Faites-nous confiance : ce sera le meilleur investissement ciné de l'année. Pas seulement parce que "Une bataille après l'autre" aligne des performances remarquables (Chase Infiniti, pour son premier rôle au cinéma, est une révélation, tandis que Sean Penn et sa voix grave façon Tom Waits volent la vedette), qu’il est visuellement somptueux (merci VistaVision) et auditivement sublime (grâce à Jonny Greenwood, qui signe sa cinquième BO pour Paul Thomas Anderson), mais tout simplement parce que le réalisateur américain a réussi quelque chose d’inclassable.
C’est un thriller paranoïaque et propulsif, dont le rythme frénétique est un pur plaisir.
C’est une aventure enfumée façon stoner, ponctuée de slapstick chaplinesque et d’un humour jamais forcé, toujours précis.
C’est une farce déjantée à la Dr. Folamour, sur ceux qui recherchent la “pureté” mais finissent en caricatures hilarantes de despotes en mal de virilité.

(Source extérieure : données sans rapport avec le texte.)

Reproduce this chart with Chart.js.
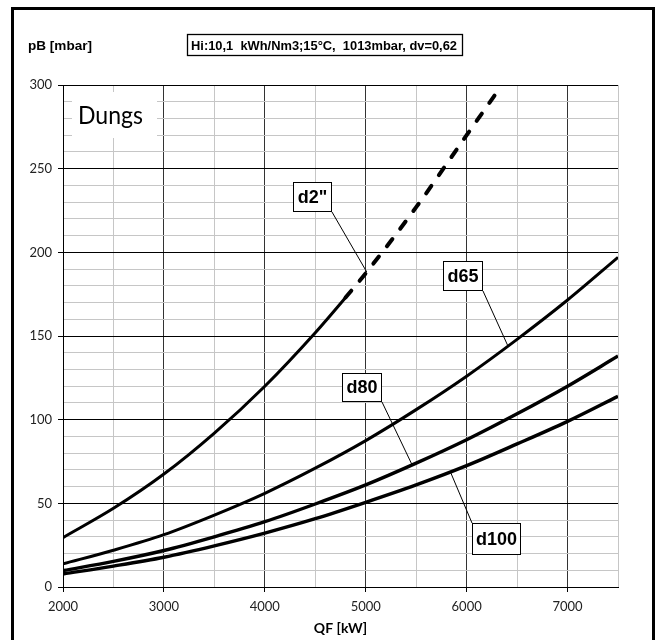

C’est une critique des structures de pouvoir, doublée d’un rappel : les plus radicaux sont souvent les plus lâches ; les idéalistes bien intentionnés ne pratiquent pas toujours ce qu’ils prêchent ; et ceux qui veulent jouer les hommes forts sont en réalité souvent faibles.
C’est un regard incisif mais jamais moralisateur sur une Amérique fracturée – pas seulement celle de Trump, mais inspirée par ses excès suprémacistes actuels – où extrémismes de droite et de gauche sont les deux faces d’une même pièce, annonçant que l’inhumanité sera notre perte.

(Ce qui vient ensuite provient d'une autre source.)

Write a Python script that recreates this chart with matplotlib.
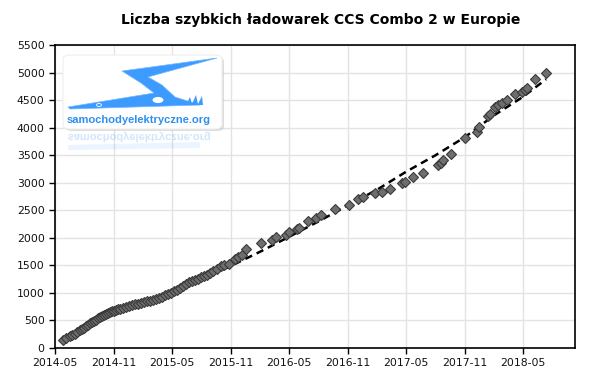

Et au-delà de son cri contre tous les dogmatismes, c’est une histoire profondément humaine et émouvante : celle d’un père en peignoir, au bout du rouleau, qui fait tout pour protéger sa fille adolescente de l’héritage de son passé.
C’est profond. C’est lourd et léger. C'est un classique moderne en devenir.
"Fais en sorte que ce soit bien. Que ce soit éclatant. Impressionne-moi", ordonne Perfidia à Pat lors de leur mission au Mexique au tout début du film.
Paul Thomas Anderson coche ces trois cases.